SHORT PROBLEM.
Among the entries that follow, locate the line with "Reproduce this chart with Apache ECharts." and the line with "var TEXT = '#404040';". Output those lines and all lines in between, exactly, minus the pictures.

┌─ EXERCISE MATERIAL

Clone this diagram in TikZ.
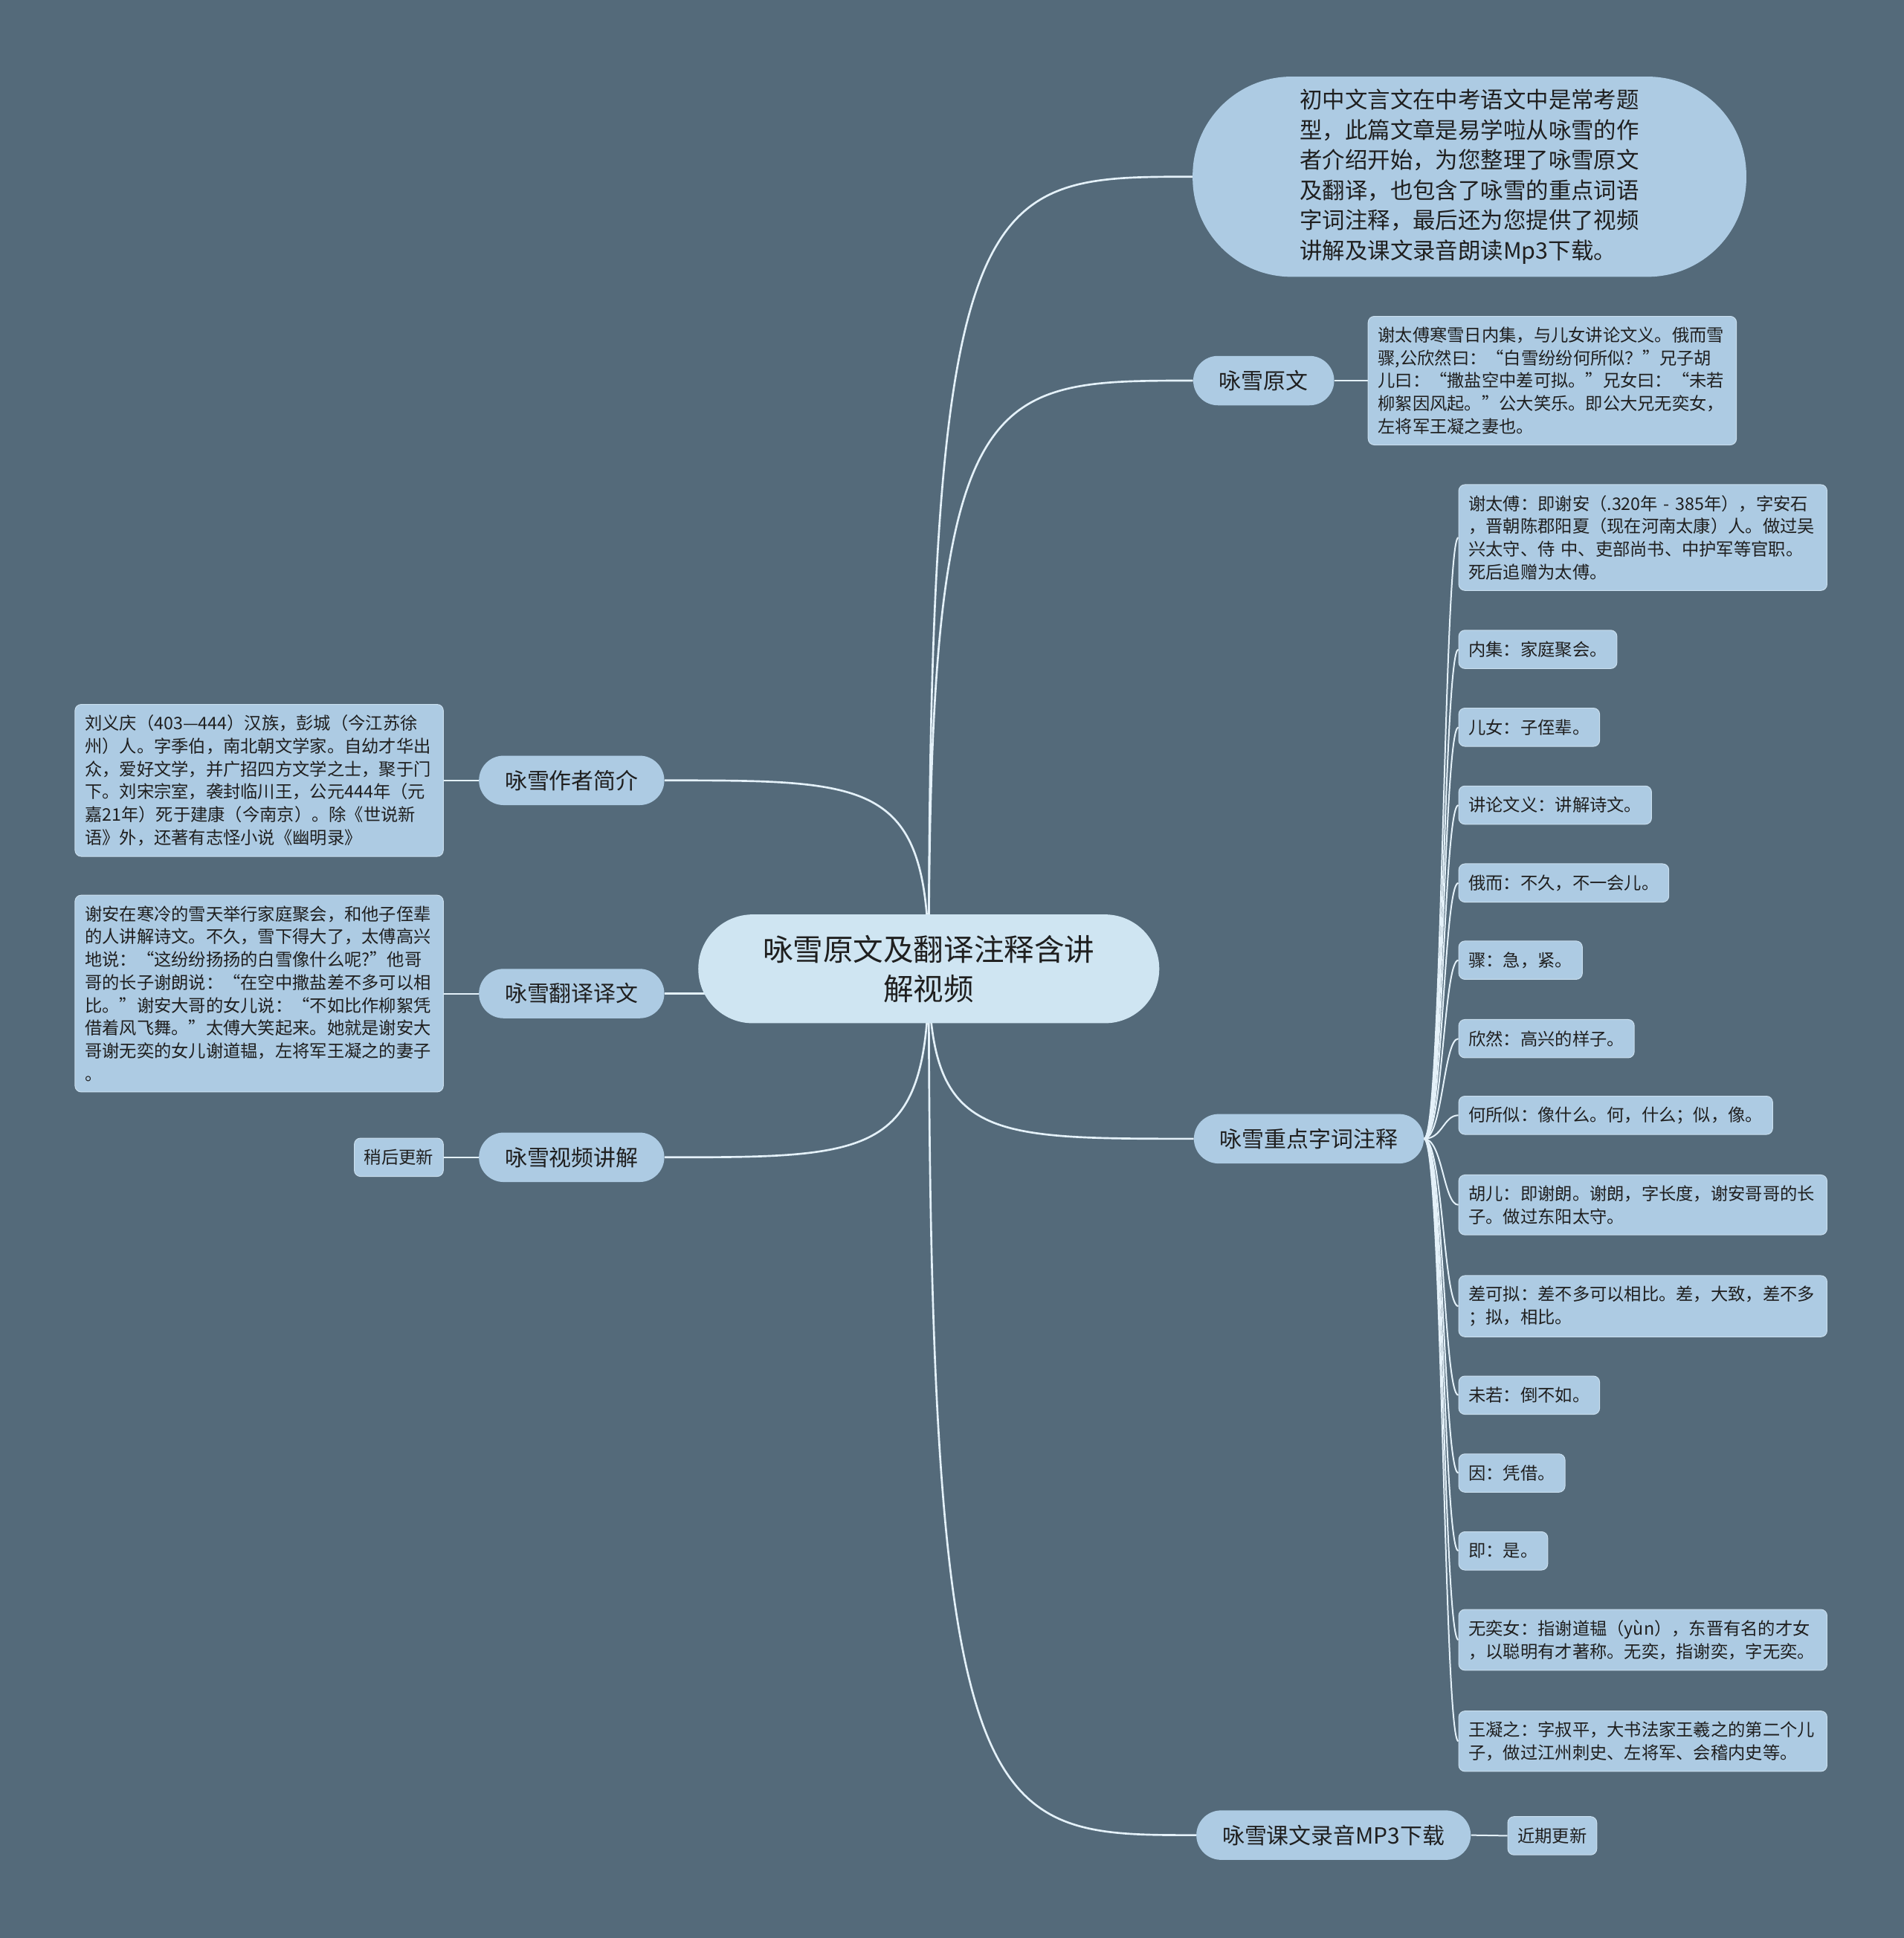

└─
┌─ EXERCISE MATERIAL

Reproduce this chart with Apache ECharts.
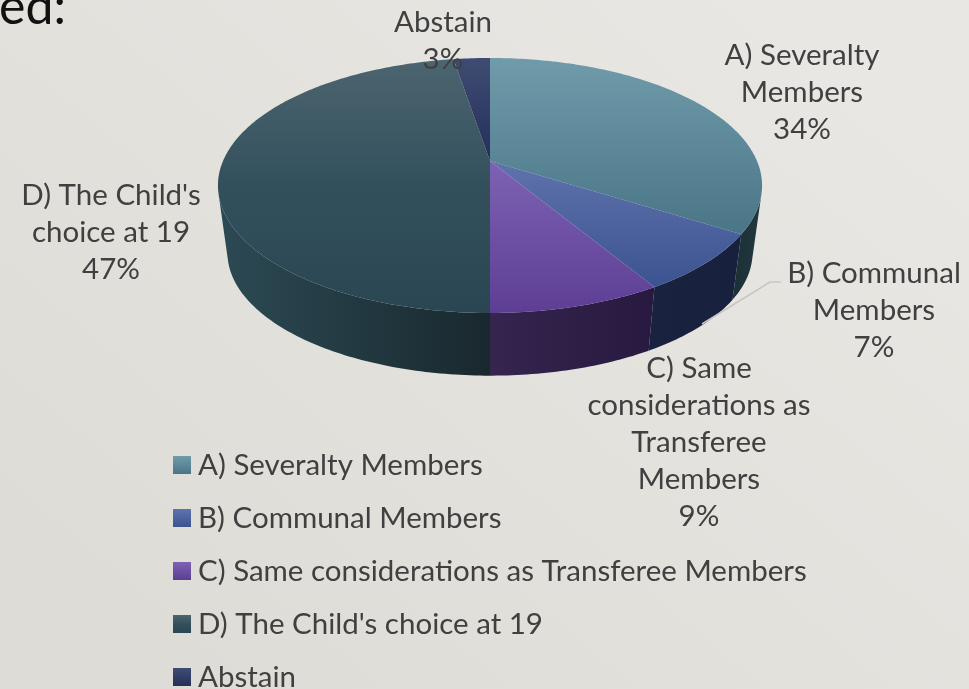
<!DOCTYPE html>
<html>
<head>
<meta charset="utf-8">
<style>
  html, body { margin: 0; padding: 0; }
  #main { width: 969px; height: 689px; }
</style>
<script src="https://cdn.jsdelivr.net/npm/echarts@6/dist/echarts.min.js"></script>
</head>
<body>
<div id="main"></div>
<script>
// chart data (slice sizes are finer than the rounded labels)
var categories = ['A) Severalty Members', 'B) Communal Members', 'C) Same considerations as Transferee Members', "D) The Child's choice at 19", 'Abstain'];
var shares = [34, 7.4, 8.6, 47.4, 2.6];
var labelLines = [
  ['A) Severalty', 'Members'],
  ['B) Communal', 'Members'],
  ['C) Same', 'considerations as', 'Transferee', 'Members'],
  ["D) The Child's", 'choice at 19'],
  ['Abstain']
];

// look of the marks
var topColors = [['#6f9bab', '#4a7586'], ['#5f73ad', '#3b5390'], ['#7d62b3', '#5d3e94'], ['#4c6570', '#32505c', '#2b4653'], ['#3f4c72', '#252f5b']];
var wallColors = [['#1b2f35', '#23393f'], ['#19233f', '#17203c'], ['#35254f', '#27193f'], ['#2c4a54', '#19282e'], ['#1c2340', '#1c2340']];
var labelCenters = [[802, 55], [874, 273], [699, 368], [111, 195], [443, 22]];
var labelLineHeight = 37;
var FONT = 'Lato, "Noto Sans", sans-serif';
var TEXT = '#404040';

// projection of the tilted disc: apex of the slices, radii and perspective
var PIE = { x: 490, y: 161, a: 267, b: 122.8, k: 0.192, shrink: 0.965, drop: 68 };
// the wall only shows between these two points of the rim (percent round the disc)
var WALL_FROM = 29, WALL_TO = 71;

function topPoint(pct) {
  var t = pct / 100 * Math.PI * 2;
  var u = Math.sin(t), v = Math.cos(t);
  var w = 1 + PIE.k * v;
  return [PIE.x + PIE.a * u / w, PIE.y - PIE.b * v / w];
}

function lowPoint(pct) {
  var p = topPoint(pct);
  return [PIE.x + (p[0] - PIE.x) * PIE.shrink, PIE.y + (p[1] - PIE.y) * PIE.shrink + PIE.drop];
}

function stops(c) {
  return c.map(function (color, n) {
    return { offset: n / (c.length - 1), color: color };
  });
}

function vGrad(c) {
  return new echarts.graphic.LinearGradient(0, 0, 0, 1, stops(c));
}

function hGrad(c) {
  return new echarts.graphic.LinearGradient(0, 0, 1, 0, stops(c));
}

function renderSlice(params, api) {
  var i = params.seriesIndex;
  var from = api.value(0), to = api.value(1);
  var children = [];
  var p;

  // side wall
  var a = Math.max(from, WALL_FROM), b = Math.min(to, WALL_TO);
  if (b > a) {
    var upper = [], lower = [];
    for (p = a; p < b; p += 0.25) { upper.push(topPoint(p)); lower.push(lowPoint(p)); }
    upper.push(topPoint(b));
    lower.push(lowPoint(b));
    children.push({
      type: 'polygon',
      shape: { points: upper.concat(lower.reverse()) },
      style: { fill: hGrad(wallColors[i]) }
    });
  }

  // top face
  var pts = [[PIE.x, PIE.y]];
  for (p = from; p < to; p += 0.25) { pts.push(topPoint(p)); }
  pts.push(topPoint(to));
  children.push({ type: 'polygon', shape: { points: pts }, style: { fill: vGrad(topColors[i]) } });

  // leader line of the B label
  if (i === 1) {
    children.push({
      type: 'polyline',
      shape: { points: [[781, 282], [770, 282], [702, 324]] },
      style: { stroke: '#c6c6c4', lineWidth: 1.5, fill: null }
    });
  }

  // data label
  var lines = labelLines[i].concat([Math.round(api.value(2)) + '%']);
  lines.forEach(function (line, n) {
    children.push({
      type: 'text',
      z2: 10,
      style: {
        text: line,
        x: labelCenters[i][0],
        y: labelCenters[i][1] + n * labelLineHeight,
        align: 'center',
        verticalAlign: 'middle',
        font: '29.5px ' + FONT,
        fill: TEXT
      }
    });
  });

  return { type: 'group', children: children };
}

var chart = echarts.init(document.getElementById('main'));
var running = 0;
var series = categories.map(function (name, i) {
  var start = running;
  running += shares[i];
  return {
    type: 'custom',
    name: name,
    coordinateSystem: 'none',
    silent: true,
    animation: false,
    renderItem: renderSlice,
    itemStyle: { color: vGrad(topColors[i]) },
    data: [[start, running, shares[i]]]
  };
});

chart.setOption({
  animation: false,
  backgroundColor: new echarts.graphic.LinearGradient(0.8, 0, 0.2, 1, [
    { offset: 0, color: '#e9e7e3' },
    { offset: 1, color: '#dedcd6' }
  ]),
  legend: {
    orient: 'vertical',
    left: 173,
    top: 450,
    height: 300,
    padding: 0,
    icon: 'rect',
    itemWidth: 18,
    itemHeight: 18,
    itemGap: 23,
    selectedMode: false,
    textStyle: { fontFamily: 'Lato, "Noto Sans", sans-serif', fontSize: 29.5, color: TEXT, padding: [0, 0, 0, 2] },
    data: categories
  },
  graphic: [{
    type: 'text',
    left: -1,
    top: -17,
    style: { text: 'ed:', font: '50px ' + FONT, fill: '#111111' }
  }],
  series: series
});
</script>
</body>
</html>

└─

CORRECT RESPONSE.
Reproduce this chart with Apache ECharts.
<!DOCTYPE html>
<html>
<head>
<meta charset="utf-8">
<style>
  html, body { margin: 0; padding: 0; }
  #main { width: 969px; height: 689px; }
</style>
<script src="https://cdn.jsdelivr.net/npm/echarts@6/dist/echarts.min.js"></script>
</head>
<body>
<div id="main"></div>
<script>
// chart data (slice sizes are finer than the rounded labels)
var categories = ['A) Severalty Members', 'B) Communal Members', 'C) Same considerations as Transferee Members', "D) The Child's choice at 19", 'Abstain'];
var shares = [34, 7.4, 8.6, 47.4, 2.6];
var labelLines = [
  ['A) Severalty', 'Members'],
  ['B) Communal', 'Members'],
  ['C) Same', 'considerations as', 'Transferee', 'Members'],
  ["D) The Child's", 'choice at 19'],
  ['Abstain']
];

// look of the marks
var topColors = [['#6f9bab', '#4a7586'], ['#5f73ad', '#3b5390'], ['#7d62b3', '#5d3e94'], ['#4c6570', '#32505c', '#2b4653'], ['#3f4c72', '#252f5b']];
var wallColors = [['#1b2f35', '#23393f'], ['#19233f', '#17203c'], ['#35254f', '#27193f'], ['#2c4a54', '#19282e'], ['#1c2340', '#1c2340']];
var labelCenters = [[802, 55], [874, 273], [699, 368], [111, 195], [443, 22]];
var labelLineHeight = 37;
var FONT = 'Lato, "Noto Sans", sans-serif';
var TEXT = '#404040';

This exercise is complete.